# BBB using BriCan's Black Forest seasoning and maple sugar



## ddufore (Jan 7, 2018)




----------



## daveomak (Jan 7, 2018)

Good looking BBB...   Robert really knows meats and how to make them AWESOME...


----------



## ddufore (Jan 7, 2018)

Yeah Dave, this stuff was awesome. This is my first time starting a thread so I'm sort of stumbling my way through. Took me about six weeks to make this and it was certainly worth the wait.


----------



## crazymoon (Jan 7, 2018)

DFF, That is some fine looking BBB!


----------



## Woodzman (Jan 7, 2018)

Wow that looks awesome .


----------



## ddufore (Jan 7, 2018)

Started with 2 three pound pieces of pork butt, dry cured with tender quick, spices ,and maple sugar.   After curing, equalizing, resting, smoking, and resting again ended up with 4 1/4 pounds of yummieness.


----------



## Woodzman (Jan 7, 2018)

Again awesome..I'm a newbie but someday I hope I'm making a quality product like yours.jerky and summer sausage have been the extent so far. Today I'm trying summer sausage..Canadian bacon and a chunk of loin for pulled pok. We will see how it goes . again great job that bacon looks better than anything store bought.


----------



## ddufore (Jan 7, 2018)

Woodsman, I am also from NY. Further north than you, up around Massena. I wanted to try this before investing in a belly to see how it would turn out. Now I think I'll keep using pork butts.


----------



## gmc2003 (Jan 7, 2018)

That's some fine looking BBB. I've never tried anything like bacon, sausage or sticks before. I'm thinking I may just have to change my ways. Hopefully I can see the light in the not to distant future.

Points for sure.

Chris


----------



## SmokinAl (Jan 7, 2018)

Now that is some good looking BBB.
The trimming & slicing make it look fantastic!
Whoever trimmed that up is an artist!
Al


----------



## Woodzman (Jan 7, 2018)

My ? Is this based on the same TQ receipe for Canadian bacon?  1 TBS per pound TQ and 1 sugar. Really hankering to make some BBB.


----------



## ddufore (Jan 7, 2018)

Thank you, Al. I cut each piece from a small pork butt. These are the "ends and pieces ". I'll save these for seasoning.


----------



## PerazziMx14 (Jan 7, 2018)

Please remove


----------



## ddufore (Jan 7, 2018)

Woodz (sorry for the earlier misspelling) I used tender quick at 1 tbsp per pound. So my 3# pieces got 3 tbsp, then about 2 tbsp spice mix, and about 2 tbsp maple sugar. The TQ, spice mix, and sugar was applied as evenly as I could to both sides.


----------



## Woodzman (Jan 7, 2018)

Well TY . I do believe BBB will be one of my next smokes. I'm waiting in anticipation for my Canadian bacon to be done. I see egg and cb sandwich for breakfast tomorrow.


----------



## dward51 (Jan 7, 2018)

Great looking bacon!!!! I need to make some of this also....


----------



## ab canuck (Jan 7, 2018)

I am in agreement, Great looking product!!! That is going on the list as well...... Nice job.... Definite Like on that....


----------



## Rings Я Us (Jan 7, 2018)

ddufore said:


> Yeah Dave, this stuff was awesome. This is my first time starting a thread so I'm sort of stumbling my way through. Took me about six weeks to make this and it was certainly worth the wait.
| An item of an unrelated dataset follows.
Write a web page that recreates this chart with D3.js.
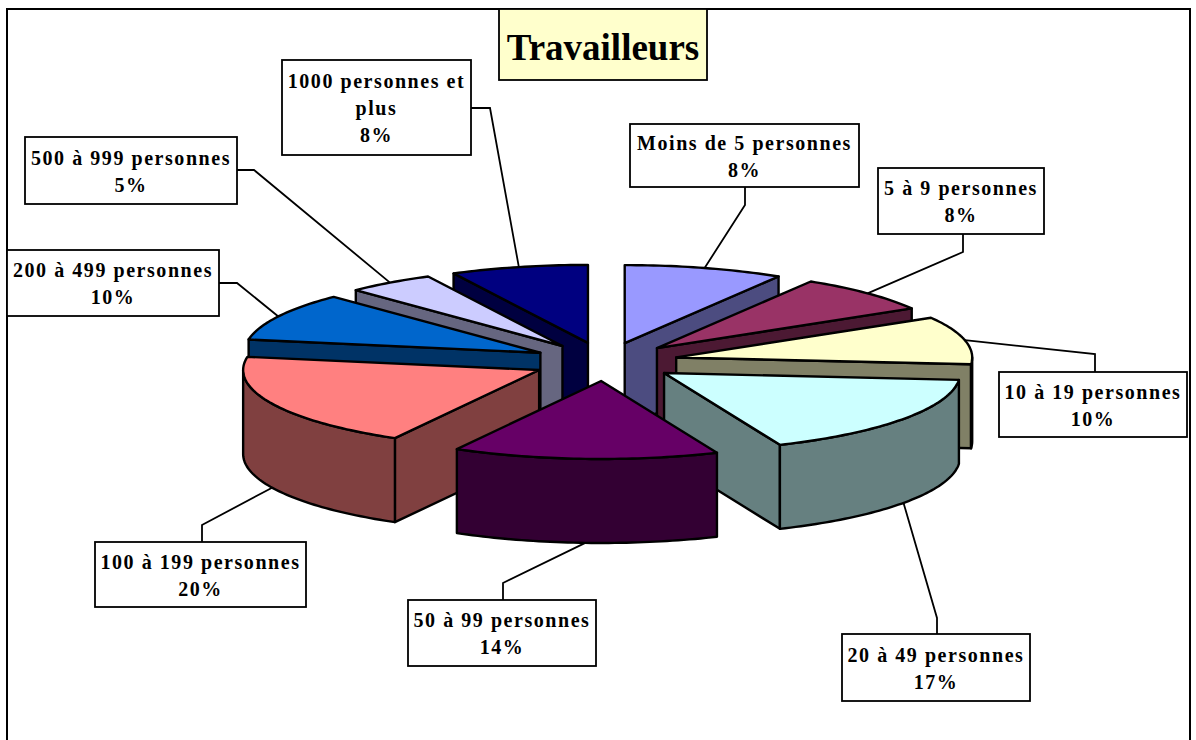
<!DOCTYPE html>
<html lang="fr">
<head>
<meta charset="utf-8">
<title>Travailleurs</title>
<style>
html,body{margin:0;padding:0;background:#fff;overflow:hidden}
svg{display:block}
text{font-family:"Liberation Serif","Times New Roman",serif;font-weight:bold;fill:#000}
</style>
<script src="https://cdn.jsdelivr.net/npm/d3@7/dist/d3.min.js"></script>
</head>
<body>
<svg id="chart" width="1196" height="740"></svg>
<script>
const chartTitle = "Travailleurs";
const categories = ["Moins de 5 personnes","5 à 9 personnes","10 à 19 personnes","20 à 49 personnes","50 à 99 personnes","100 à 199 personnes","200 à 499 personnes","500 à 999 personnes","1000 personnes et plus"];
const values = [8.7,7.8,9.9,17.2,14.5,19.6,10,4.8,7.5];
const percentLabels = ["8%","8%","10%","17%","14%","20%","10%","5%","8%"];
const topColors = ["#9999FF","#993366","#FFFFCC","#CCFFFF","#660066","#FF8080","#0066CC","#CCCCFF","#000080"];
const wallColors = ["#4C4C80","#4C1933","#808066","#668080","#330033","#804040","#003366","#666680","#000040"];

// layout of the callouts: box [x, y, w, h], elbow of leader, end of leader, wrapped lines
const calloutBoxes = [[630,124,229,63],[878,168,166,66],[999,372,188,65],[842,634,188,67],[408,600,188,66],[95,542,211,65],[7,250,212,66],[25,137,212,67],[282,60,189,95]];
const calloutElbows = [[745,205],[963,252],[1095,354],[937,618],[503,583],[202,525],[237,283],[254,170],[490,108]];
const calloutEnds = [[745,187],[963,234],[1095,372],[937,634],[503,600],[202,542],[219,283],[237,170],[471,108]];
const calloutLines = [[categories[0]],[categories[1]],[categories[2]],[categories[3]],[categories[4]],[categories[5]],[categories[6]],[categories[7]],["1000 personnes et","plus"]];

const cx = 605, cy = 361.7, rx = 296, ry = 78, depth = 84, explodeX = 73, explodeY = 19.3;
const svg = d3.select("#chart");

const pie = d3.pie().sort(null).value(d => d);
const arcs = pie(values).map((a, i) => {
  const mid = (a.startAngle + a.endAngle) / 2;
  return {i, a0: a.startAngle, a1: a.endAngle, mid,
    ax: cx + explodeX * Math.sin(mid), ay: cy - explodeY * Math.cos(mid)};
});
const pt = (s, t, dz = 0) => [s.ax + rx * Math.sin(t), s.ay - ry * Math.cos(t) + dz];
const sweep = (t0, t1) => { const n = Math.max(2, Math.ceil((t1 - t0) / 0.02)); return d3.range(n + 1).map(k => t0 + (t1 - t0) * k / n); };
const line = d3.line();
const closed = pts => line(pts) + "Z";

const paint = svg.append("g").attr("stroke", "#000").attr("stroke-width", 2.4).attr("stroke-linejoin", "round");
const order = arcs.slice().sort((p, q) => d3.ascending(p.ay, q.ay));

const slices = paint.selectAll("g.slice").data(order).join("g").attr("class", "slice");
slices.each(function (s) {
  const g = d3.select(this);
  const wall = pts => g.append("path").attr("d", closed(pts)).attr("fill", wallColors[s.i]);
  const radial = t => wall([[s.ax, s.ay], pt(s, t), pt(s, t, depth), [s.ax, s.ay + depth]]);
  if (Math.sin(s.a0) < -1e-6) radial(s.a0);
  if (Math.sin(s.a1) > 1e-6) radial(s.a1);
  const f0 = Math.max(s.a0, Math.PI / 2), f1 = Math.min(s.a1, 3 * Math.PI / 2);
  if (f1 > f0) {
    const ts = sweep(f0, f1);
    wall(ts.map(t => pt(s, t)).concat(ts.slice().reverse().map(t => pt(s, t, depth))));
  }
  g.append("path")
    .attr("d", closed([[s.ax, s.ay]].concat(sweep(s.a0, s.a1).map(t => pt(s, t)))))
    .attr("fill", topColors[s.i]);
});

// frame
svg.append("rect").attr("x", 7).attr("y", 9).attr("width", 1183).attr("height", 760)
  .attr("fill", "none").attr("stroke", "#000").attr("stroke-width", 2);

// leaders
svg.append("g").attr("fill", "none").attr("stroke", "#000").attr("stroke-width", 1.8)
  .selectAll("path").data(arcs).join("path")
  .attr("d", s => {
    const front = Math.cos(s.mid) < 0 ? depth : 0;
    return line([pt(s, s.mid, front), calloutElbows[s.i], calloutEnds[s.i]]);
  });

// callouts
const callouts = svg.append("g").selectAll("g").data(arcs).join("g");
callouts.append("rect")
  .attr("x", s => calloutBoxes[s.i][0]).attr("y", s => calloutBoxes[s.i][1])
  .attr("width", s => calloutBoxes[s.i][2]).attr("height", s => calloutBoxes[s.i][3])
  .attr("fill", "#fff").attr("stroke", "#000").attr("stroke-width", 1.8);
callouts.each(function (s) {
  const [x, y, w, h] = calloutBoxes[s.i];
  const rows = calloutLines[s.i].concat(percentLabels[s.i]);
  const lh = 27;
  const top = y + h / 2 - rows.length * lh / 2 + 21;
  d3.select(this).selectAll("text").data(rows).join("text")
    .attr("x", x + w / 2).attr("y", (d, k) => top + k * lh)
    .attr("text-anchor", "middle").attr("font-size", 20).attr("letter-spacing", 1.55)
    .text(d => d);
});

// title
svg.append("rect").attr("x", 499).attr("y", 9).attr("width", 208).attr("height", 71)
  .attr("fill", "#FFFFCC").attr("stroke", "#000").attr("stroke-width", 1.8);
svg.append("text").attr("x", 603).attr("y", 60).attr("text-anchor", "middle")
  .attr("font-size", 37).text(chartTitle);
</script>
</body>
</html>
6 weeks? Would like to see all the timeline you did all the steps to add up to 6 weeks. 
Or you have a link?
Very nice looking stuff. 

Need some pics fried up now :p


----------



## ddufore (Jan 7, 2018)

Not much of a money shot but here it is. Cured for two weeks, rinsed and back in a ziplock to equalize for another week, air dried for a couple days, and then cold smoked.  AMNPS filled with Apple pellets ran for about 11 hrs. Let rest a day and then repeated the cold smoke. Let it air dry a couple weeks to lose some moisture and mellow the flavor. Very, very good bacon.  The smoke was good, could maybe use a touch more spice, and couldn't really taste much maple flavor, but all in all excellent bacon.


----------



## Rings Я Us (Jan 7, 2018)

Air dry a couple weeks? Never heard that one.. hmm.. well looks great. Good job..

Liked!


----------



## ddufore (Jan 7, 2018)

I started with 6 pounds and ended up with 4 1/4 pounds.  I believe this was due to the time it "aged".  Tasted good after cold smoking, tasted great two weeks later.


----------



## Rings Я Us (Jan 7, 2018)

I never saw a pork butt that was that fatty before.  It looks like pork belly more that pork butt..


----------



## ddufore (Jan 7, 2018)

That piece had a fatty section in the middle where I cut it. They both got much leaner as I was slicing it.


----------



## atomicsmoke (Jan 7, 2018)

That bacon looks amazing. They should use the picture on commercial bacon packages.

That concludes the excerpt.